Chinese stocks plummet 8% as regulators prick stock bubble

January 19, 2015, 10:37 AM UTC
China stock market
China's brokers are buying stocks to prop up shaky markets
Photograph by ChinaFotoPress via Getty Images

Even before noon Monday, trading in China’s biggest stockbrokers was halted in Shanghai because their own stocks had crashed by the daily limit of 10%.

That’s the kind of day it was in China’s stock markets—or casinos, depending on your persuasion.

The Shanghai index plummeted by 7.7% on Monday, its biggest daily drop in over six years, following the China Securities Regulatory Commission’s announcement Friday that three large brokerages—including Citic Securities Co. (CIIHF) and Haitong Securities—were suspended from extending margin accounts to new clients for three months.
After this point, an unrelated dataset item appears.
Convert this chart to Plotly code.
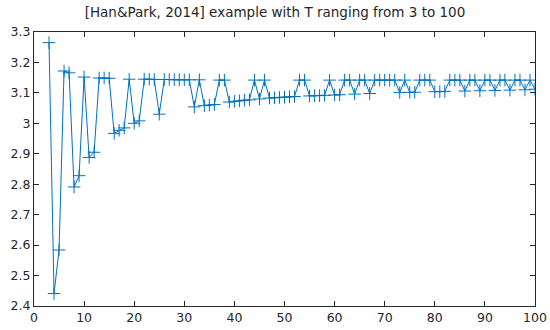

The three had violated regulations by rolling over margin loans, allowing customers to keep leveraged bets in place for more than the permitted six months.

The regulator also punished nine different brokerages for allowing unqualified traders to open leveraged accounts, Xinhua reported, which allow investors to borrow funds from their brokers to increase the size of their equity bets—sometimes by ratios of five-to-one.

Loans for margin buying have almost tripled since the summer, reaching $170 billion by last week. Reports have said brokerages were lending to investors with just 50,000 yuan ($8,040) in their accounts, instead of the mandated 500,000. The government appears to be stepping in to slow down enthusiasm for stocks, which we have previously documented has gone into overdrive of late.

That the government plays a large role in China’s stock markets is a given. Shanghai’s 60% market rally since last summer could be timed, almost to the day, to when the state-run press began touting undervalued stocks to individual Chinese investors.

Volatility like Monday’s rout has tracked the various government edicts, Fraser Howie, author of “Red Capitalism”, has observed. Moreover, the Shanghai market is dominated by state-owned firms, which allow only a small portion of their equity to be traded. The government holds the majority. That means stock market forces like mergers and acquisitions or takeovers are off the table, which gives greater influence to news like Monday’s.

When the government says ‘buy,’ Chinese investors have obliged them. When the government says ‘slow down,’ well, stocks dive.